- [SET PROBLEM] Copy each line exactly. Drop every picture.

- [DATASET SECTION]
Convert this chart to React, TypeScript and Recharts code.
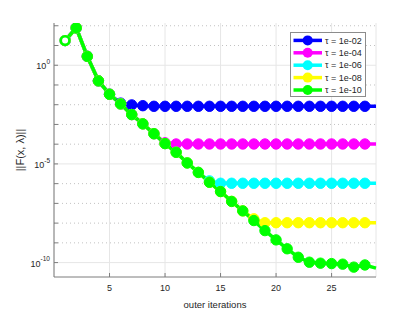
import React from "react";
import {
  LineChart,
  Line,
  XAxis,
  YAxis,
  CartesianGrid,
  ReferenceLine,
  Legend,
} from "recharts";

// outer iteration index
const iterations = [
  1, 2, 3, 4, 5, 6, 7, 8, 9, 10, 11, 12, 13, 14, 15, 16, 17, 18, 19, 20, 21,
  22, 23, 24, 25, 26, 27, 28, 29,
];

// log10 of ||F(x,lambda)|| for each tolerance
const tau02Log = [
  1.25, 1.89, 0.45, -0.79, -1.47, -1.92, -2.01, -2.05, -2.08, -2.08, -2.08,
  -2.08, -2.08, -2.08, -2.08, -2.08, -2.08, -2.08, -2.08, -2.08, -2.08, -2.08,
  -2.08, -2.08, -2.08, -2.08, -2.08, -2.08, -2.08,
];
const tau04Log = [
  1.25, 1.89, 0.45, -0.79, -1.47, -1.96, -2.5, -2.97, -3.47, -3.93, -3.99,
  -3.99, -3.99, -3.99, -3.99, -3.99, -3.99, -3.99, -3.99, -3.99, -3.99, -3.99,
  -3.99, -3.99, -3.99, -3.99, -3.99, -3.99, -3.99,
];
const tau06Log = [
  1.25, 1.89, 0.45, -0.79, -1.47, -1.96, -2.5, -2.97, -3.47, -3.97, -4.41,
  -4.95, -5.43, -5.86, -5.98, -5.98, -5.98, -5.98, -5.98, -5.98, -5.98, -5.98,
  -5.98, -5.98, -5.98, -5.98, -5.98, -5.98, -5.98,
];
const tau08Log = [
  1.25, 1.89, 0.45, -0.79, -1.47, -1.96, -2.5, -2.97, -3.47, -3.97, -4.41,
  -4.95, -5.43, -5.93, -6.4, -6.9, -7.38, -7.78, -7.98, -7.98, -7.98, -7.98,
  -7.98, -7.98, -7.98, -7.98, -7.98, -7.98, -7.98,
];
const tau10Log = [
  1.25, 1.89, 0.45, -0.79, -1.47, -1.96, -2.5, -2.97, -3.47, -3.97, -4.41,
  -4.95, -5.43, -5.93, -6.4, -6.9, -7.38, -7.87, -8.38, -8.85, -9.3, -9.73,
  -9.98, -10.03, -10.05, -10.08, -10.23, -10.12, -10.28,
];

const xTicks = [5, 10, 15, 20, 25];
const decadeExps = [-10, -9, -8, -7, -6, -5, -4, -3, -2, -1, 0, 1, 2];
const majorExps = [-10, -5, 0];

const series = [
  { key: "tau02", name: "τ = 1e-02", color: "#0000ff" },
  { key: "tau04", name: "τ = 1e-04", color: "#ff00ff" },
  { key: "tau06", name: "τ = 1e-06", color: "#00ffff" },
  { key: "tau08", name: "τ = 1e-08", color: "#ffff00" },
  { key: "tau10", name: "τ = 1e-10", color: "#00ff00" },
];

const data = iterations.map((it, i) => ({
  it,
  tau02: Math.pow(10, tau02Log[i]),
  tau04: Math.pow(10, tau04Log[i]),
  tau06: Math.pow(10, tau06Log[i]),
  tau08: Math.pow(10, tau08Log[i]),
  tau10: Math.pow(10, tau10Log[i]),
}));

const decades = decadeExps.map((e) => Math.pow(10, e));
const yDomain = [Math.pow(10, -10.73), Math.pow(10, 2.14)];

const FONT = "'Liberation Sans', Arial, sans-serif";
const AXIS = "#7d7d7d";
const TEXT = "#262626";

function DecadeTick({ x, y, payload }: any) {
  const e = Math.round(Math.log10(payload.value));
  if (e % 5 !== 0) return <g />;
  return (
    <text x={x} y={y} textAnchor="end" fill={TEXT} fontSize={9} fontFamily={FONT}>
      <tspan dy="0.45em">10</tspan>
      <tspan dy="-0.8em" fontSize={6.5}>
        {e}
      </tspan>
    </text>
  );
}

function makeDot(color: string) {
  return (p: any) => {
    const { cx, cy, index } = p;
    if (index === iterations.length - 1 || cx == null || cy == null)
      return <g key={`d${index}`} />;
    if (index === 0)
      return (
        <circle key={`d${index}`} cx={cx} cy={cy} r={4.3} fill="#fff" stroke={color} strokeWidth={2.6} />
      );
    return <circle key={`d${index}`} cx={cx} cy={cy} r={5.2} fill={color} stroke={color} strokeWidth={1} />;
  };
}

function TauLegend() {
  return (
    <div
      style={{
        width: 76,
        height: 65,
        border: "1px solid #8c8c8c",
        background: "#fff",
        boxSizing: "border-box",
      }}
    >
      <svg width={74} height={63} style={{ display: "block" }}>
        {series.map((s, i) => {
          const y = 7.4 + i * 12.4;
          return (
            <g key={s.key}>
              <line x1={2.5} x2={31} y1={y} y2={y} stroke={s.color} strokeWidth={3.5} />
              <circle cx={16.7} cy={y} r={5} fill={s.color} />
              <text x={34} y={y} dy="0.35em" fontSize={9} fill={TEXT} fontFamily={FONT}>
                {s.name}
              </text>
            </g>
          );
        })}
      </svg>
    </div>
  );
}

export default function App() {
  return (
    <div style={{ position: "absolute", left: 0, top: 0, width: 415, height: 312, background: "#fff" }}>
      <LineChart
        width={415}
        height={312}
        data={data}
        margin={{ top: 23, right: 39, left: 0, bottom: 0 }}
        style={{ fontFamily: FONT }}
      >
        <CartesianGrid horizontal={false} stroke="#e6e6e6" strokeWidth={1} />
        {decadeExps.map((e, i) => (
          <ReferenceLine
            key={e}
            y={decades[i]}
            stroke={majorExps.includes(e) ? "#e6e6e6" : "#c2c2c2"}
            strokeDasharray={majorExps.includes(e) ? undefined : "1 3"}
            strokeWidth={1}
          />
        ))}
        <XAxis
          dataKey="it"
          type="number"
          domain={[0, 29]}
          ticks={xTicks}
          height={35}
          axisLine={{ stroke: AXIS }}
          tickLine={{ stroke: AXIS }}
          tickSize={-4}
          tickMargin={12}
          tick={{ fill: TEXT, fontSize: 9, fontFamily: FONT }}
          label={{
            value: "outer iterations",
            position: "insideBottom",
            offset: 4,
            fill: TEXT,
            fontSize: 9.5,
            fontFamily: FONT,
          }}
        />
        <XAxis
          xAxisId="top"
          orientation="top"
          type="number"
          domain={[0, 29]}
          ticks={xTicks}
          height={0}
          axisLine={{ stroke: AXIS }}
          tickLine={{ stroke: AXIS }}
          tickSize={-4}
          tick={false}
        />
        <YAxis
          scale="log"
          type="number"
          domain={yDomain}
          allowDataOverflow
          ticks={decades}
          interval={0}
          width={54}
          axisLine={{ stroke: AXIS }}
          tickLine={{ stroke: AXIS }}
          tickSize={-4}
          tickMargin={8}
          tick={<DecadeTick />}
          label={{
            value: "||F(x, λ)||",
            angle: -90,
            position: "insideLeft",
            offset: 20,
            fill: TEXT,
            fontSize: 11,
            fontFamily: FONT,
            style: { textAnchor: "middle" },
          }}
        />
        <YAxis
          yAxisId="right"
          orientation="right"
          scale="log"
          type="number"
          domain={yDomain}
          allowDataOverflow
          ticks={decades}
          interval={0}
          width={0}
          axisLine={{ stroke: AXIS }}
          tickLine={{ stroke: AXIS }}
          tickSize={-4}
          tick={false}
        />
        <Legend
          layout="horizontal"
          align="center"
          verticalAlign="middle"
          content={() => <TauLegend />}
          wrapperStyle={{ left: 290, top: 32, width: 76, height: 65 }}
        />
        {series.map((s) => (
          <Line
            key={s.key}
            dataKey={s.key}
            name={s.name}
            type="linear"
            stroke={s.color}
            strokeWidth={3.5}
            dot={makeDot(s.color)}
            activeDot={false}
            isAnimationActive={false}
          />
        ))}
      </LineChart>
    </div>
  );
}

- [COMPLETED EXERCISE]
Convert this chart to React, TypeScript and Recharts code.
import React from "react";
import {
  LineChart,
  Line,
  XAxis,
  YAxis,
  CartesianGrid,
  ReferenceLine,
  Legend,
} from "recharts";

// outer iteration index
const iterations = [
  1, 2, 3, 4, 5, 6, 7, 8, 9, 10, 11, 12, 13, 14, 15, 16, 17, 18, 19, 20, 21,
  22, 23, 24, 25, 26, 27, 28, 29,
];

// log10 of ||F(x,lambda)|| for each tolerance
const tau02Log = [
  1.25, 1.89, 0.45, -0.79, -1.47, -1.92, -2.01, -2.05, -2.08, -2.08, -2.08,
  -2.08, -2.08, -2.08, -2.08, -2.08, -2.08, -2.08, -2.08, -2.08, -2.08, -2.08,
  -2.08, -2.08, -2.08, -2.08, -2.08, -2.08, -2.08,
];
const tau04Log = [
  1.25, 1.89, 0.45, -0.79, -1.47, -1.96, -2.5, -2.97, -3.47, -3.93, -3.99,
  -3.99, -3.99, -3.99, -3.99, -3.99, -3.99, -3.99, -3.99, -3.99, -3.99, -3.99,
  -3.99, -3.99, -3.99, -3.99, -3.99, -3.99, -3.99,
];
const tau06Log = [
  1.25, 1.89, 0.45, -0.79, -1.47, -1.96, -2.5, -2.97, -3.47, -3.97, -4.41,
  -4.95, -5.43, -5.86, -5.98, -5.98, -5.98, -5.98, -5.98, -5.98, -5.98, -5.98,
  -5.98, -5.98, -5.98, -5.98, -5.98, -5.98, -5.98,
];
const tau08Log = [
  1.25, 1.89, 0.45, -0.79, -1.47, -1.96, -2.5, -2.97, -3.47, -3.97, -4.41,
  -4.95, -5.43, -5.93, -6.4, -6.9, -7.38, -7.78, -7.98, -7.98, -7.98, -7.98,
  -7.98, -7.98, -7.98, -7.98, -7.98, -7.98, -7.98,
];
const tau10Log = [
  1.25, 1.89, 0.45, -0.79, -1.47, -1.96, -2.5, -2.97, -3.47, -3.97, -4.41,
  -4.95, -5.43, -5.93, -6.4, -6.9, -7.38, -7.87, -8.38, -8.85, -9.3, -9.73,
  -9.98, -10.03, -10.05, -10.08, -10.23, -10.12, -10.28,
];

const xTicks = [5, 10, 15, 20, 25];
const decadeExps = [-10, -9, -8, -7, -6, -5, -4, -3, -2, -1, 0, 1, 2];
const majorExps = [-10, -5, 0];

const series = [
  { key: "tau02", name: "τ = 1e-02", color: "#0000ff" },
  { key: "tau04", name: "τ = 1e-04", color: "#ff00ff" },
  { key: "tau06", name: "τ = 1e-06", color: "#00ffff" },
  { key: "tau08", name: "τ = 1e-08", color: "#ffff00" },
  { key: "tau10", name: "τ = 1e-10", color: "#00ff00" },
];

const data = iterations.map((it, i) => ({
  it,
  tau02: Math.pow(10, tau02Log[i]),
  tau04: Math.pow(10, tau04Log[i]),
  tau06: Math.pow(10, tau06Log[i]),
  tau08: Math.pow(10, tau08Log[i]),
  tau10: Math.pow(10, tau10Log[i]),
}));

const decades = decadeExps.map((e) => Math.pow(10, e));
const yDomain = [Math.pow(10, -10.73), Math.pow(10, 2.14)];

const FONT = "'Liberation Sans', Arial, sans-serif";
const AXIS = "#7d7d7d";
const TEXT = "#262626";

function DecadeTick({ x, y, payload }: any) {
  const e = Math.round(Math.log10(payload.value));
  if (e % 5 !== 0) return <g />;
  return (
    <text x={x} y={y} textAnchor="end" fill={TEXT} fontSize={9} fontFamily={FONT}>
      <tspan dy="0.45em">10</tspan>
      <tspan dy="-0.8em" fontSize={6.5}>
        {e}
      </tspan>
    </text>
  );
}

function makeDot(color: string) {
  return (p: any) => {
    const { cx, cy, index } = p;
    if (index === iterations.length - 1 || cx == null || cy == null)
      return <g key={`d${index}`} />;
    if (index === 0)
      return (
        <circle key={`d${index}`} cx={cx} cy={cy} r={4.3} fill="#fff" stroke={color} strokeWidth={2.6} />
      );
    return <circle key={`d${index}`} cx={cx} cy={cy} r={5.2} fill={color} stroke={color} strokeWidth={1} />;
  };
}

function TauLegend() {
  return (
    <div
      style={{
        width: 76,
        height: 65,
        border: "1px solid #8c8c8c",
        background: "#fff",
        boxSizing: "border-box",
      }}
    >
      <svg width={74} height={63} style={{ display: "block" }}>
        {series.map((s, i) => {
          const y = 7.4 + i * 12.4;
          return (
            <g key={s.key}>
              <line x1={2.5} x2={31} y1={y} y2={y} stroke={s.color} strokeWidth={3.5} />
              <circle cx={16.7} cy={y} r={5} fill={s.color} />
              <text x={34} y={y} dy="0.35em" fontSize={9} fill={TEXT} fontFamily={FONT}>
                {s.name}
              </text>
            </g>
          );
        })}
      </svg>
    </div>
  );
}

export default function App() {
  return (
    <div style={{ position: "absolute", left: 0, top: 0, width: 415, height: 312, background: "#fff" }}>
      <LineChart
        width={415}
        height={312}
        data={data}
        margin={{ top: 23, right: 39, left: 0, bottom: 0 }}
        style={{ fontFamily: FONT }}
      >
        <CartesianGrid horizontal={false} stroke="#e6e6e6" strokeWidth={1} />
        {decadeExps.map((e, i) => (
          <ReferenceLine
            key={e}
            y={decades[i]}
            stroke={majorExps.includes(e) ? "#e6e6e6" : "#c2c2c2"}
            strokeDasharray={majorExps.includes(e) ? undefined : "1 3"}
            strokeWidth={1}
          />
        ))}
        <XAxis
          dataKey="it"
          type="number"
          domain={[0, 29]}
          ticks={xTicks}
          height={35}
          axisLine={{ stroke: AXIS }}
          tickLine={{ stroke: AXIS }}
          tickSize={-4}
          tickMargin={12}
          tick={{ fill: TEXT, fontSize: 9, fontFamily: FONT }}
          label={{
            value: "outer iterations",
            position: "insideBottom",
            offset: 4,
            fill: TEXT,
            fontSize: 9.5,
            fontFamily: FONT,
          }}
        />
        <XAxis
          xAxisId="top"
          orientation="top"
          type="number"
          domain={[0, 29]}
          ticks={xTicks}
          height={0}
          axisLine={{ stroke: AXIS }}
          tickLine={{ stroke: AXIS }}
          tickSize={-4}
          tick={false}
        />
        <YAxis
          scale="log"
          type="number"
          domain={yDomain}
          allowDataOverflow
          ticks={decades}
          interval={0}
          width={54}
          axisLine={{ stroke: AXIS }}
          tickLine={{ stroke: AXIS }}
          tickSize={-4}
          tickMargin={8}
          tick={<DecadeTick />}
          label={{
            value: "||F(x, λ)||",
            angle: -90,
            position: "insideLeft",
            offset: 20,
            fill: TEXT,
            fontSize: 11,
            fontFamily: FONT,
            style: { textAnchor: "middle" },
          }}
        />
        <YAxis
          yAxisId="right"
          orientation="right"
          scale="log"
          type="number"
          domain={yDomain}
          allowDataOverflow
          ticks={decades}
          interval={0}
          width={0}
          axisLine={{ stroke: AXIS }}
          tickLine={{ stroke: AXIS }}
          tickSize={-4}
          tick={false}
        />
        <Legend
          layout="horizontal"
          align="center"
          verticalAlign="middle"
          content={() => <TauLegend />}
          wrapperStyle={{ left: 290, top: 32, width: 76, height: 65 }}
        />
        {series.map((s) => (
          <Line
            key={s.key}
            dataKey={s.key}
            name={s.name}
            type="linear"
            stroke={s.color}
            strokeWidth={3.5}
            dot={makeDot(s.color)}
            activeDot={false}
            isAnimationActive={false}
          />
        ))}
      </LineChart>
    </div>
  );
}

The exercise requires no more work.